TASK PROMPT
Beginning with the first line, set down every line through the one containing "var txt = '#595959';", exactly as it appears, but not the pictures.
━━ DATA SECTION
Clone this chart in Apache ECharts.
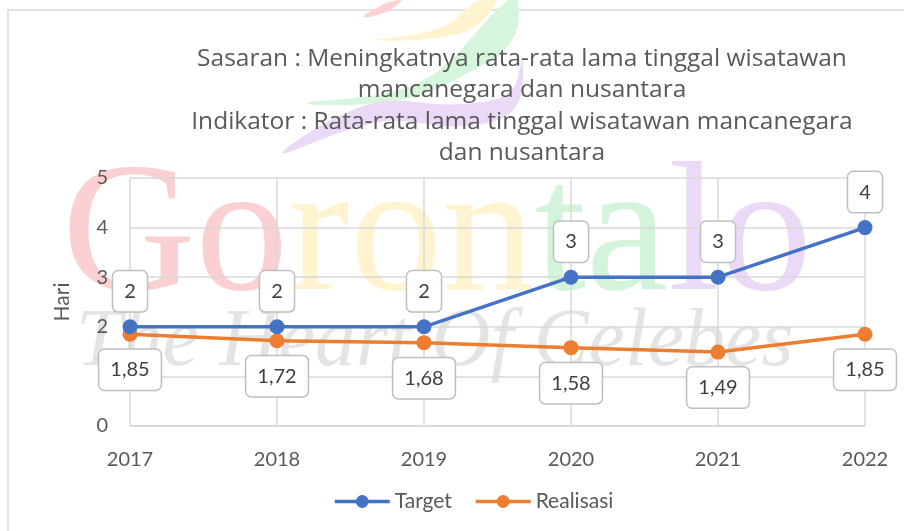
<!DOCTYPE html>
<html>
<head>
<meta charset="utf-8">
<script src="https://cdn.jsdelivr.net/npm/echarts@6/dist/echarts.min.js"></script>
<style>
  html,body{margin:0;padding:0;background:#fff}
  #chart{width:904px;height:531px}
</style>
</head>
<body>
<div id="chart"></div>
<script>
// data
var years = ['2017', '2018', '2019', '2020', '2021', '2022'];
var target = [2, 2, 2, 3, 3, 4];
var realisasi = [1.85, 1.72, 1.68, 1.58, 1.49, 1.85];
var yTicks = [0, 1, 2, 3, 4, 5];

var font = 'Lato, "Open Sans", sans-serif';
var txt = '#595959';

var boxLabel = {
  show: true,
  fontFamily: font,
  fontSize: 20,
  color: '#404040',
  backgroundColor: '#fff',
  borderColor: '#bfbfbf',
  borderWidth: 1.5,
  borderRadius: 5,
  padding: [10, 11, 10, 11],
  distance: 8,
  formatter: function (p) { return String(p.value).replace('.', ','); }
};

// watermark leaf outline (decoration only)
function leaf(points, fill) {
  return { type: 'polygon', z: -15, silent: true,
    shape: { points: points, smooth: 0.4 }, style: { fill: fill } };
}

var option = {
  animation: false,
  title: {
    text: 'Sasaran : Meningkatnya rata-rata lama tinggal wisatawan\nmancanegara dan nusantara\nIndikator : Rata-rata lama tinggal wisatawan mancanegara\ndan nusantara',
    left: 517,
    top: 38,
    textAlign: 'center',
    textStyle: {
      fontFamily: '"Open Sans", sans-serif', fontSize: 24.5, fontWeight: 'normal', color: txt, lineHeight: 31.5, align: 'center'
    }
  },
  graphic: [
    // outer chart border
    { type: 'rect', z: -20, shape: { x: 8, y: 10, width: 1000, height: 600 },
      style: { fill: 'none', stroke: '#d9d9d9', lineWidth: 1.5 } },
    // background watermark leaves
    leaf([[363, 17], [380, 6], [396, 0], [402, 0], [386, 12]], '#fbd3d3'),
    leaf([[373, 40], [440, 28], [480, 0], [497, 0], [465, 32]], '#fff4cf'),
    leaf([[307, 103], [420, 82], [508, 0], [518, 0], [512, 40], [470, 72], [400, 100]], '#d5f5dc'),
    leaf([[283, 153], [370, 104], [460, 104], [510, 92], [522, 58], [515, 108], [465, 126], [380, 122]], '#ebdaf7'),
    // background watermark text
    { type: 'text', z: -15, left: 62, top: 148, silent: true,
      style: {
        text: '{r|Go}{y|ron}{g|ta}{p|lo}',
        font: '185px "Liberation Serif", serif',
        rich: {
          r: { fill: '#fad0d2', font: '185px "Liberation Serif", serif' },
          y: { fill: '#fff4cf', font: '185px "Liberation Serif", serif' },
          g: { fill: '#d3f4db', font: '185px "Liberation Serif", serif' },
          p: { fill: '#eadaf7', font: '185px "Liberation Serif", serif' }
        }
      } },
    { type: 'text', z: -15, left: 76, top: 302, silent: true,
      style: {
        text: 'The Heart Of Celebes',
        font: 'italic 82px "Liberation Serif", serif',
        fill: '#e4e4e4'
      } }
  ],
  legend: {
    bottom: 14,
    left: 328,
    itemWidth: 55,
    itemHeight: 16,
    itemGap: 22,
    lineStyle: { width: 3.5 },
    textStyle: { fontFamily: font, fontSize: 21, color: txt },
    data: ['Target', 'Realisasi']
  },
  grid: { left: 130, right: 39, top: 178, bottom: 105 },
  xAxis: {
    type: 'category',
    data: years,
    boundaryGap: false,
    axisLine: { lineStyle: { color: '#d9d9d9', width: 1.5 } },
    axisTick: { show: false },
    splitLine: { show: true, lineStyle: { color: '#d9d9d9', width: 1.5 } },
    axisLabel: { margin: 24, fontFamily: font, fontSize: 20, color: txt }
  },
  yAxis: {
    type: 'value',
    min: yTicks[0],
    max: yTicks[yTicks.length - 1],
    interval: 1,
    name: 'Hari',
    nameLocation: 'middle',
    nameGap: 57,
    nameTextStyle: { fontFamily: font, fontSize: 21, color: txt },
    axisLine: { show: false },
    axisTick: { show: false },
    splitLine: { lineStyle: { color: '#d9d9d9', width: 1.5 } },
    axisLabel: { margin: 22, fontFamily: font, fontSize: 20, color: txt }
  },
  series: [
    {
      name: 'Target', type: 'line', data: target,
      color: '#4472C4',
      symbol: 'circle', symbolSize: 15,
      lineStyle: { width: 3.5 },
      label: Object.assign({}, boxLabel, { position: 'top' }),
      z: 3
    },
    {
      name: 'Realisasi', type: 'line', data: realisasi,
      color: '#ED7D31',
      symbol: 'circle', symbolSize: 15,
      lineStyle: { width: 3.5 },
      label: Object.assign({}, boxLabel, { position: 'bottom' }),
      z: 2
    }
  ]
};

var chart = echarts.init(document.getElementById('chart'));
chart.setOption(option);
</script>
</body>
</html>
━━━━
RESPONSE
Clone this chart in Apache ECharts.
<!DOCTYPE html>
<html>
<head>
<meta charset="utf-8">
<script src="https://cdn.jsdelivr.net/npm/echarts@6/dist/echarts.min.js"></script>
<style>
  html,body{margin:0;padding:0;background:#fff}
  #chart{width:904px;height:531px}
</style>
</head>
<body>
<div id="chart"></div>
<script>
// data
var years = ['2017', '2018', '2019', '2020', '2021', '2022'];
var target = [2, 2, 2, 3, 3, 4];
var realisasi = [1.85, 1.72, 1.68, 1.58, 1.49, 1.85];
var yTicks = [0, 1, 2, 3, 4, 5];

var font = 'Lato, "Open Sans", sans-serif';
var txt = '#595959';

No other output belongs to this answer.